La Tosse celebra Calvino

Il mondo fantastico, ironico e anche malinconico di Calvino con i suoi personaggi straordinari carichi di umanità e di significati etici, è al centro della nuova produzione del Teatro della Tosse, in scena da ieri sera. Un’operazione ambiziosa e coinvolgente, quella di proporre I nostri antenati, trittico liberamente ispirato ai tre romanzi, Il Barone rampante, Il Cavaliere inesistente e Il Visconte dimezzato.

Sviluppato da un’idea di Laura Sicignano, il progetto, nel centenario della nascita dello scrittore, testimonia un legame profondo con un autore i cui testi hanno offerto molteplici suggestioni al  lavoro della Tosse anche in passato, a partire dal fecondo rapporto, artistico e personale, con Emanuele Luzzati, fino alla realizzazione de il Mistero dei Tarocchi di Tonino Conte,  che fu ispirato  da Il castello dei destini incrociati e La taverna dei destini incrociati.
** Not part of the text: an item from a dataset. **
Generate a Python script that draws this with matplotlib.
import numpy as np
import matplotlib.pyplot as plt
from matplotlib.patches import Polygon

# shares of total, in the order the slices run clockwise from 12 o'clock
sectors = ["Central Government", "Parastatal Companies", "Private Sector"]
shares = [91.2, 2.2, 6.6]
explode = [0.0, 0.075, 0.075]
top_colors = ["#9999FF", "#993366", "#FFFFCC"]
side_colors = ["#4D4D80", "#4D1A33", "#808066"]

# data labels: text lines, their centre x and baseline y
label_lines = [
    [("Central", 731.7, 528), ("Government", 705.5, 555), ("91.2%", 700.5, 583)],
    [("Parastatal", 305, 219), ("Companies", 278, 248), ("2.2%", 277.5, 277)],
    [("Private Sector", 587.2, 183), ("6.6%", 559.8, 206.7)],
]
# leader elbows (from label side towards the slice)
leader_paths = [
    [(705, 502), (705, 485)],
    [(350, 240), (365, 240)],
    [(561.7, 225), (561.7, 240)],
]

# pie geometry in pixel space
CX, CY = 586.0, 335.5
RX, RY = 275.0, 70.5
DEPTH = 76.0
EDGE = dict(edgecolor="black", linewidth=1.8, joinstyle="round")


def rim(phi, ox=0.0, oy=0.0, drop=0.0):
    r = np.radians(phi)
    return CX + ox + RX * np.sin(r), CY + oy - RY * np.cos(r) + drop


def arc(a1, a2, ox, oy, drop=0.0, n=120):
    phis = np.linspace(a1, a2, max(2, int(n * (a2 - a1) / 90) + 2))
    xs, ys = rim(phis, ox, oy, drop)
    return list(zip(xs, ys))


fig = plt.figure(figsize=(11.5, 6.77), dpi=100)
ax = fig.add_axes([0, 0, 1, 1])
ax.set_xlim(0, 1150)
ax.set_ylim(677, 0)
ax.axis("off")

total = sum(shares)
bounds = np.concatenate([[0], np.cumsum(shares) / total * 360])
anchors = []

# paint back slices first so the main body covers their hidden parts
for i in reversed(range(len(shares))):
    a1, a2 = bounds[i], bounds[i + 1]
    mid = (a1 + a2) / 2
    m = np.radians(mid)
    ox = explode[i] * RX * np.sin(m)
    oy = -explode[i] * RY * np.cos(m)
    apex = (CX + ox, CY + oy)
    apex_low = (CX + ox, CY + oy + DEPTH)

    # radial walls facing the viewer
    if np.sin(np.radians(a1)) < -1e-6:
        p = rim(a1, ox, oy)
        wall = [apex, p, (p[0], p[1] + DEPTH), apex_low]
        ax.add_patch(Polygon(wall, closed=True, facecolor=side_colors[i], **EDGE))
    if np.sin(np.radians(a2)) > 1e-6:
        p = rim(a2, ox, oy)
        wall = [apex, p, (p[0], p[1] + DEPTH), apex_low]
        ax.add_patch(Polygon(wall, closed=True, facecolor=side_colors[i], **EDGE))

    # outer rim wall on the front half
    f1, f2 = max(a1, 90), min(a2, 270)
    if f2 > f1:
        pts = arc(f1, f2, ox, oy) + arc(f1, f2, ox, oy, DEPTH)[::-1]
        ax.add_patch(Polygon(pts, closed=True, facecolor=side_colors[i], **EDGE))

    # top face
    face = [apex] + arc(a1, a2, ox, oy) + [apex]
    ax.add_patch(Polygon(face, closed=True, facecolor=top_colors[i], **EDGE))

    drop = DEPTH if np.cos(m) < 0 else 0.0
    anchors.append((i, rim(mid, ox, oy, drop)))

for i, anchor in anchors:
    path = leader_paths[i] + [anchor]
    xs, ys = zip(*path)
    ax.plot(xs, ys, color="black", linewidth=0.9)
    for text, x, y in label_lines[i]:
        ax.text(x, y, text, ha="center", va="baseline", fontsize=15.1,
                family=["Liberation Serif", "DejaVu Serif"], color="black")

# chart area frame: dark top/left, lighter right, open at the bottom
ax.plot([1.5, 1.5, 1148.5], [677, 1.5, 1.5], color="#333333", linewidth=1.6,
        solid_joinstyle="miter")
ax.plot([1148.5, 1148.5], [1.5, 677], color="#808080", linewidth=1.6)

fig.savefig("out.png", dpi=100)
Due gli aspetti interessanti e originali da evidenziare. Innanzitutto la scelta di affidare ognuno dei tre testi a un regista differente; e poi, l’idea di sfruttare i propri palcoscenici, ambientando ogni titolo in uno spazio diverso e creando dunque un “itinerario” teatrale.

Il Visconte dimezzato

Il pubblico, diviso in due scaglioni (con inizio rispettivamente alle 19,30 e alle 20,30), è stato accolto nella Sala Agorà/Claque dal bravissimo Enrico Campanati che, vestito da antico arciere, ha recitato un prologo (testo di Emanuele Conte); lì gli spettatori hanno assistito a Mal Visconte mezzo gaudio, testo e regia di Conte (autore anche con Luigi Ferrando di tutte le belle ed efficaci scene dell’intero spettacolo), ispirato al Visconte dimezzato e interpretato egregiamente da Pietro Fabbri, Antonella Loliva e Matteo Traverso.

Il cavaliere inesistente

 

Poi gli spettatori sono stati guidati nel “Luzzati Lab” dove Valentina Picello ha interpretato Pagina liberamente ispirato al Cavaliere inesistente, regia e drammaturgia di Giovanni Ortoleva autore con Riccardo Baudino anche dell’adattamento del testo. Infine, nella sala Trionfo “rovesciata” (pubblico sul palcoscenico, attore in una struttura lignea sospesa a rappresentare la foresta di Cosimo), Il Barone, regia e adattamento di Laura Sicignano con Alessio Zirulia.

Il barone rampante

Tre registi, dunque, tre modi di fare teatro: se Emanuele Conte ha sia pure sinteticamente ripercorso la vicenda del Visconte, in uno spazio scenico ben giocato con il pubblico posizionato in mezzo a due postazioni, Ortoleva ha estrapolato dal Cavaliere inesistente un momento di particolare suggestione creativa nel quale Calvino indugia sulla “scrittura” (e la scena era una grande pagina bianca aperta) e, infine, Laura Sicignano ha posto l’accento su alcuni momenti essenziali del Barone autocondannatosi a vivere sugli alberi con particolare attenzione al drammatico epilogo. Dunque, tre tipologie drammaturgiche: un racconto a tre attori con l’aiuto di proiezioni e di materiali di scena, un monologo tutto interiore (bravissima Valentina Picello) giocato sulla parola, ma anche su una gestualità rigorosamente misurata e un altro monologo, invece, più dinamico, in un rapporto stretto con l’ambiente circostante, dagli alberi all’altalena fino alla mongolfiera che appare su in cima alla sala (altrettanto bravo Alessio Zirulia). Uno spettacolo di forte comunicativa, in un libero rapporto con i testi originali. L’unico appunto è il mancato collegamento fra un evento e il successivo: il pubblico esce da una sala e nello spostamento si rischia di perdere il senso dello spettacolo nella sua unitarietà.  Forse per creare davvero un gioco immersivo nelle atmosfere di Calvino, sarebbe stato utile, così come si è pensato al prologo, immaginare dei “passaggi” recitati fra un atto e l’altro, per costringere gli spettatori a rimanere psicologicamente dentro il gioco teatrale.

Bravissimi tutti gli attori calorosamente applauditi al termine delle pieces. Repliche fino al 26 novembre.